- GIVEN MATERIAL -
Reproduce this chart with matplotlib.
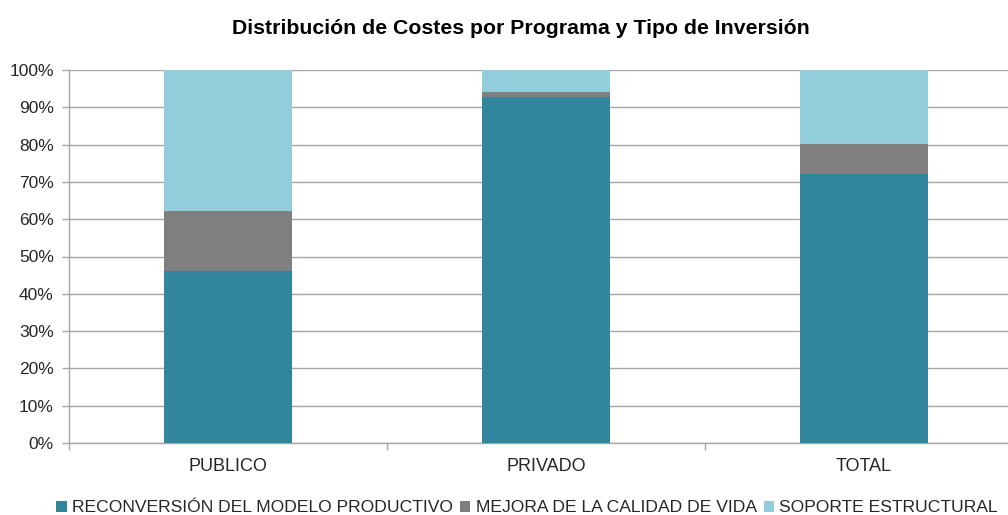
import matplotlib
matplotlib.use("Agg")
import matplotlib.pyplot as plt
from matplotlib.ticker import MultipleLocator, FixedLocator, PercentFormatter
from matplotlib.patches import Patch

plt.rcParams['font.family'] = ['Liberation Sans', 'DejaVu Sans']

categories = ["PUBLICO", "PRIVADO", "TOTAL"]
series_names = ["RECONVERSIÓN DEL MODELO PRODUCTIVO", "MEJORA DE LA CALIDAD DE VIDA", "SOPORTE ESTRUCTURAL"]
reconversion = [46.0, 92.8, 72.0]
mejora = [16.3, 1.3, 8.1]
soporte = [37.7, 5.9, 19.9]
colors = ["#31859C", "#7F7F7F", "#92CDDC"]

fig = plt.figure(figsize=(10.08, 5.15), dpi=100)
W, H = 1008, 515
left, right, top, bottom = 69, 1023, 70, 443
ax = fig.add_axes([left / W, 1 - bottom / H, (right - left) / W, (bottom - top) / H])

x = list(range(len(categories)))
bw = 0.4
base = [0.0] * len(categories)
for vals, col, name in zip([reconversion, mejora, soporte], colors, series_names):
    ax.bar(x, vals, bw, bottom=base, color=col, label=name, zorder=3, linewidth=0)
    base = [b + v for b, v in zip(base, vals)]

ax.set_xlim(-0.5, len(categories) - 0.5)
ax.set_ylim(0, 100)
ax.yaxis.set_major_locator(MultipleLocator(10))
ax.yaxis.set_major_formatter(PercentFormatter(decimals=0))
ax.grid(axis='y', color='#A6A6A6', linewidth=1.0, zorder=0)
ax.set_xticks(x)
ax.set_xticklabels(categories)
ax.xaxis.set_minor_locator(FixedLocator([i + 0.5 for i in range(-1, len(categories))]))
ax.tick_params(axis='x', which='major', length=0, pad=11, labelsize=13, labelcolor='#262626')
ax.tick_params(axis='x', which='minor', length=5, color='#A6A6A6', width=1)
ax.tick_params(axis='y', length=5, color='#A6A6A6', width=1, pad=6, labelsize=12.5, labelcolor='#262626')
for s in ['top', 'right']:
    ax.spines[s].set_visible(False)
for s in ['left', 'bottom']:
    ax.spines[s].set_color('#A6A6A6')
    ax.spines[s].set_linewidth(1)

fig.text(521 / W, 1 - 28 / H, "Distribución de Costes por Programa y Tipo de Inversión",
         ha='center', va='center', fontsize=15.3, fontweight='bold', color='#000000')

handles = [Patch(facecolor=c, edgecolor='none') for c in colors]
fig.legend(handles, series_names, loc='center', bbox_to_anchor=(527 / W, 1 - 508 / H),
           ncol=3, frameon=False, fontsize=12.6, handlelength=0.6, handleheight=0.6,
           handletextpad=0.3, columnspacing=0.4, labelcolor='#262626')

fig.savefig("out.png", dpi=100)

- WRITTEN PROBLEM -
Looking at the data above, show all lines where the word "matplotlib" occurs.

- ANSWER TO THE PROBLEM -
Reproduce this chart with matplotlib.
import matplotlib
matplotlib.use("Agg")
import matplotlib.pyplot as plt
from matplotlib.ticker import MultipleLocator, FixedLocator, PercentFormatter
from matplotlib.patches import Patch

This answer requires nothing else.